Second, history. Resisting the urge to google this insult, I reached for a copy of Technopoly sitting on my shelf.  Social critic Neil Postman might shed some light. (Pause for page flicking.) Ah, the Luddite Movement began with the actions of a youth named Ludlum.  (An unfortunate start to be sure.) His father asked him to fix a malfunctioning weaving machine, but instead Ludlum destroyed the devilish device. Devilish, because between 1811 and 1816, this contraption had replaced skilled fabric workers, resulting in wage cuts, child labour, unemployment, and widespread discontent. In Postman’s words, “since then the term ‘Luddite’ has come to mean an almost childish and certainly naïve opposition to technology.”[1]

“Could this be me?” I wonder. Am I a Luddite simply because I neither possess nor know how to use a mobile phone?  Granted, I have broken electronic equipment over the years; recently I ran my friend’s iPod through a washing cycle before hanging it out to dry, still secure in his jeans pocket. But I’ve never intentionally destroyed any device.  Maybe not owning a phone was such a countercultural stance that I should be considered a naïve opponent of technology?

Postman continued: “But the historical Luddites were neither childish nor naïve. They were people trying desperately to preserve whatever rights, privileges, laws, and customs had given them justice in the older world-view.”

Perhaps there was some substance to this stinging attack.  Now, I’m not judging others for having a mobile. If I worked as a courier, a cell phone would be indispensable. And I don’t believe I’m a hypocrite to borrow a friend’s phone and tell my wife I’ll be late home. But I do resent how we unthinkingly adopt the latest and greatest without ever asking how it affects all our lives.

In many ways, I liked life better BME (before mobiles existed). BME my yes was a yes and my no was a no.  I was organized enough to turn up when I should; I wouldn’t hold off to see if a better social offer came my way, forcing last minute changes of plan. BME I could hold a sustained conversation without interruption, eye-contact and all, without my best friend glancing under the table to text his girlfriend. And BME you could still track me down in the case of an emergency.

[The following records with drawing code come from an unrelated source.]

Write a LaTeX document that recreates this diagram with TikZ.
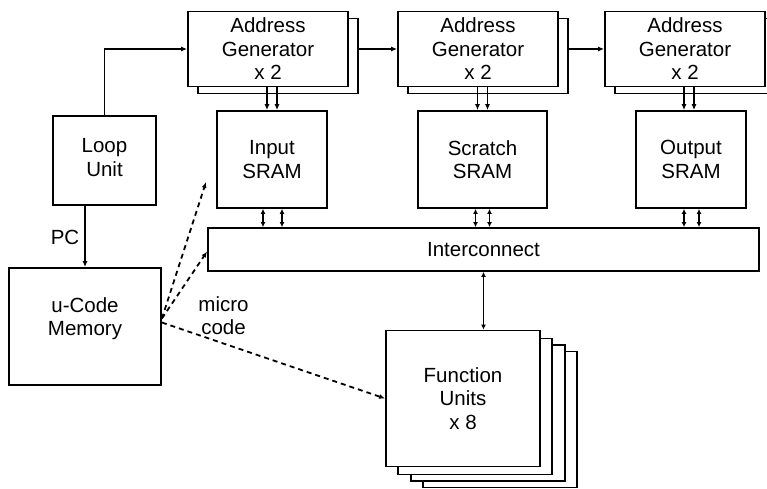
\documentclass[tikz,border=0pt]{standalone}
\usepackage{fontspec}
\setmainfont{Liberation Sans}
\usetikzlibrary{arrows.meta,calc}
\begin{document}
\begin{tikzpicture}[x=1pt,y=-1pt,
  blk/.style={draw, line width=1.8pt, fill=white, rectangle, inner sep=0pt, align=center,
              font=\fontsize{20.5}{23.5}\selectfont},
  lbl/.style={inner sep=0pt, align=center, font=\fontsize{20.5}{23.5}\selectfont},
  arr/.style={line width=1.8pt, -{Latex[length=6pt,width=5pt]}},
  biarr/.style={line width=1.8pt, {Latex[length=5pt,width=5pt]}-{Latex[length=5pt,width=5pt]}},
  darr/.style={line width=1.8pt, dash pattern=on 5pt off 4pt, -{Latex[length=6pt,width=5pt]}}]
\clip (0,0) rectangle (767,489);
\fill[white] (0,0) rectangle (767,489);

% address generators (stacked pairs)
\foreach \n/\cx in {1/268,2/478,3/685}{
  \node[blk, minimum width=160pt, minimum height=75pt] (ag\n s) at (\cx+10,56) {};
  \node[blk, minimum width=160pt, minimum height=75pt] (ag\n) at (\cx,49) {Address\\Generator\\x 2};
}

% SRAM banks
\node[blk, minimum width=110pt, minimum height=97pt] (insram) at (272,159.5) {Input\\SRAM};
\node[blk, minimum width=129pt, minimum height=97pt] (scsram) at (482.5,159.5) {Scratch\\SRAM};
\node[blk, minimum width=110pt, minimum height=97pt] (outsram) at (691,159.5) {Output\\SRAM};

% interconnect
\node[blk, minimum width=551pt, minimum height=43pt] (ic) at (483.5,249.5) {Interconnect};

% control
\node[blk, minimum width=103pt, minimum height=89pt] (loop) at (104.5,160.5) {};
\node[lbl] (looptxt) at (104.5,157.5) {Loop\\Unit};
\node[blk, minimum width=152pt, minimum height=117pt] (ucode) at (85,326.5) {};
\node[lbl] (ucodetxt) at (85,318.5) {u-Code\\Memory};

% function units (stack of copies)
\node[blk, minimum width=154pt, minimum height=136pt] (fu3) at (463+37,398.5+21) {};
\node[blk, minimum width=154pt, minimum height=136pt] (fu2) at (463+25,398.5+14.5) {};
\node[blk, minimum width=154pt, minimum height=136pt] (fu1) at (463+12,398.5+8) {};
\node[blk, minimum width=154pt, minimum height=136pt] (fu) at (463,398.5) {Function\\Units\\x 8};

% labels
\node[lbl] (pc) at (65,237) {PC};
\node[lbl] (mc) at (223.5,315.5) {micro\\code};

% loop unit to first address generator, and the chain along the top
\draw[arr] (loop.north) |- (ag1.west);
\draw[arr] (ag1.east -| ag1s.east) -- (ag2.west);
\draw[arr] (ag2.east -| ag2s.east) -- (ag3.west);
\draw[arr] (loop.south -| ucode.north) -- (ucode.north);

% address generators feed the SRAM banks
\draw[arr] ([xshift=-5pt]insram.north |- ag1.south) -- ([xshift=-5pt]insram.north);
\draw[arr] ([xshift=5pt]insram.north |- ag1.south) -- ([xshift=5pt]insram.north);
\draw[arr] ([xshift=-5pt]scsram.north |- ag2.south) -- ([xshift=-5pt]scsram.north);
\draw[arr] ([xshift=5pt]scsram.north |- ag2.south) -- ([xshift=5pt]scsram.north);
\draw[arr] ([xshift=-7pt]outsram.north |- ag3.south) -- ([xshift=-7pt]outsram.north);
\draw[arr] ([xshift=3pt]outsram.north |- ag3.south) -- ([xshift=3pt]outsram.north);

% SRAM <-> interconnect
\draw[biarr] ([xshift=-9pt]insram.south) -- ([xshift=-9pt]insram.south |- ic.north);
\draw[biarr] ([xshift=10pt]insram.south) -- ([xshift=10pt]insram.south |- ic.north);
\draw[biarr] ([xshift=-7pt]scsram.south) -- ([xshift=-7pt]scsram.south |- ic.north);
\draw[biarr] ([xshift=7pt]scsram.south) -- ([xshift=7pt]scsram.south |- ic.north);
\draw[biarr] ([xshift=-7pt]outsram.south) -- ([xshift=-7pt]outsram.south |- ic.north);
\draw[biarr] ([xshift=8pt]outsram.south) -- ([xshift=8pt]outsram.south |- ic.north);

% interconnect <-> function units
\draw[biarr] (ic.south) -- (ic.south |- fu.north);

% microcode distribution
\coordinate (mctip) at (206,182);
\draw[darr] ([yshift=8pt]ucode.east) -- (mctip);
\draw[darr] ([yshift=8pt]ucode.east) -- ([yshift=-2pt]ic.west);
\draw[darr] ([yshift=4pt]ucode.east) -- (fu.west);
\end{tikzpicture}
\end{document}
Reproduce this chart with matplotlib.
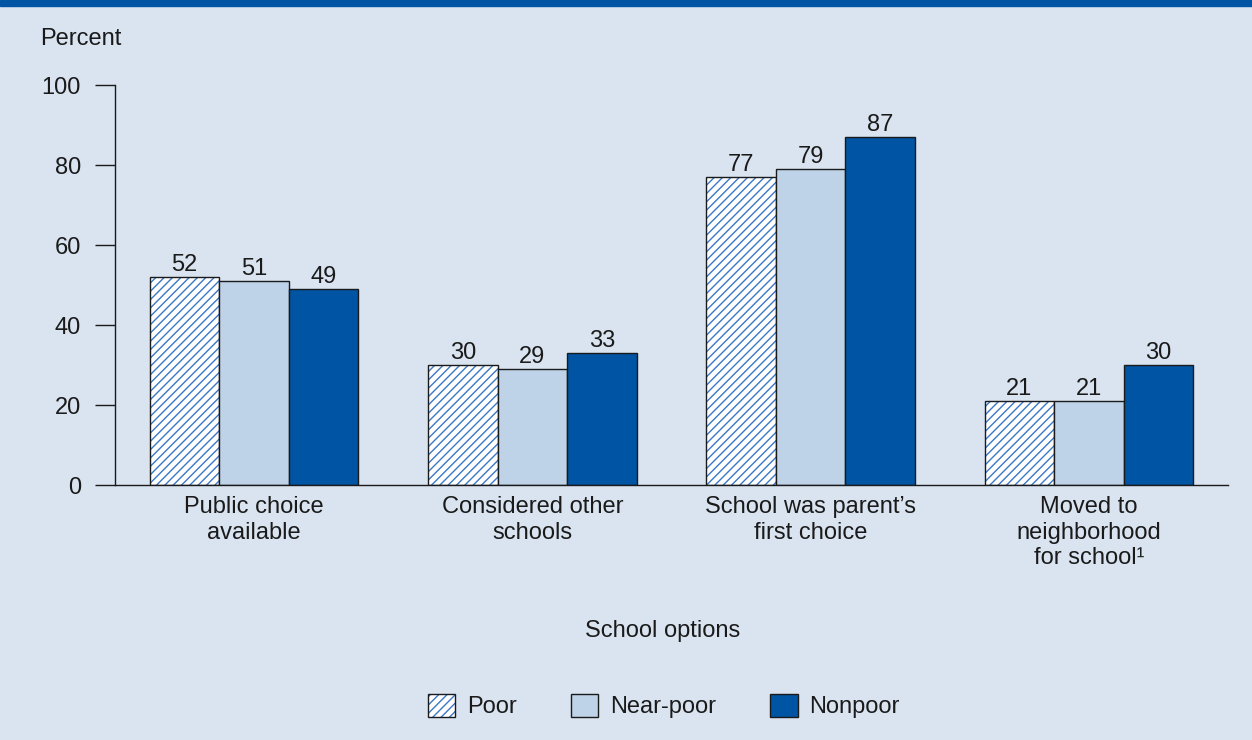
import matplotlib.pyplot as plt
import numpy as np
from matplotlib.patches import Rectangle
from matplotlib.colors import to_rgba

plt.rcParams['font.family'] = ['Liberation Sans', 'DejaVu Sans']
plt.rcParams['hatch.linewidth'] = 1.0

categories = ["Public choice\navailable", "Considered other\nschools",
              "School was parent\u2019s\nfirst choice", "Moved to\nneighborhood\nfor school\u00b9"]
groups = ["Poor", "Near-poor", "Nonpoor"]
poor = [52, 30, 77, 21]
near_poor = [51, 29, 79, 21]
nonpoor = [49, 33, 87, 30]

bg = "#d9e4f0"
dark = "#1a1a1a"
blue = "#0054a4"
light = "#bfd3e8"
hatch_blue = "#3a78c8"
fs = 17

fig = plt.figure(figsize=(12.52, 7.4), dpi=100, facecolor=bg)
# bandeau bleu en haut
fig.patches.append(Rectangle((0, 1 - 6 / 740), 1, 6 / 740, transform=fig.transFigure,
                             color=blue, zorder=0))

ax = fig.add_axes([115 / 1252, 1 - 485 / 740, (1228 - 115) / 1252, 400 / 740])
ax.set_facecolor(bg)

x = np.arange(len(categories))
w = 0.25
b1 = ax.bar(x - w, poor, w, facecolor="white", edgecolor=dark, linewidth=1.0,
            hatch="////", label=groups[0])
for p in b1:
    p._hatch_color = to_rgba(hatch_blue)
b2 = ax.bar(x, near_poor, w, color=light, edgecolor=dark, linewidth=1.0, label=groups[1])
b3 = ax.bar(x + w, nonpoor, w, color=blue, edgecolor=dark, linewidth=1.0, label=groups[2])

for bars in (b1, b2, b3):
    ax.bar_label(bars, padding=1, fontsize=fs, color=dark)

ax.set_xlim(-0.5, 3.5)
ax.set_ylim(0, 100)
ax.set_yticks([0, 20, 40, 60, 80, 100])
ax.tick_params(axis="y", direction="out", length=14.5, width=1.0, color=dark,
               labelsize=fs, labelcolor=dark, pad=10)
ax.set_xticks(x)
ax.set_xticklabels(categories, fontsize=fs, color=dark, linespacing=1.2, va="top")
ax.tick_params(axis="x", length=0, pad=8)

for s in ("top", "right"):
    ax.spines[s].set_visible(False)
for s in ("left", "bottom"):
    ax.spines[s].set_color(dark)
    ax.spines[s].set_linewidth(1.0)

fig.text(40 / 1252, 1 - 39 / 740, "Percent", fontsize=fs, color=dark, va="center")
fig.text(663 / 1252, 1 - 631 / 740, "School options", fontsize=fs, color=dark,
         ha="center", va="center")

leg = fig.legend(handles=[b1, b2, b3], labels=groups, loc="center",
                 bbox_to_anchor=(664 / 1252, 1 - 706 / 740), ncol=3, frameon=False,
                 fontsize=fs, handlelength=1.15, handleheight=1.15,
                 handletextpad=0.5, columnspacing=2.3)
for t in leg.get_texts():
    t.set_color(dark)

fig.savefig("out.png", dpi=100, facecolor=bg)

I was accessible, but not so convenient that you would divulge trivial details better kept to yourself, or treat me like a tool to accomplish tasks truly your own.

In this age when I’m already a digital fish swimming in radio waves, occasionally I need some shelter. I wonder if there is such a thing as “too contactable”—leave a message for me at the Coffee Club if you must, but don’t make out like the world fell apart because I wasn’t a text away.

Thus endeth my rant. Though I do think there is something more significant at stake than destruction of a weaving machine or avoidance of a mobile. Identity is the issue. In subtle ways, we all begin to reflect the technology we use. To a man with a hammer, everything looks like a nail. Or, as Postman extends the truism, “To a man with a camera, everything looks like an image. To a man with a computer, everything looks like data.”[2] And to a person with a mobile, everything looks like a text message. I’m not made in the image of a phone.  But I do believe I’m made in the image of a loving God, who respects people as people, and objects as objects. And never shall the twain meet.

Maybe one day I’ll purchase a mobile, and then “Luddite” will give way to “Sell Out.” But until that day, I’m learning to embrace this label. My only wish is that the way I use technology will magnify rather than mutilate God’s image in me.

David Benson


[1] Neil Postman, Technopoly: The Surrender of Culture to Technology (New York: Vintage Books, 1993), 43.

[2] Postman, Technopoly, 14.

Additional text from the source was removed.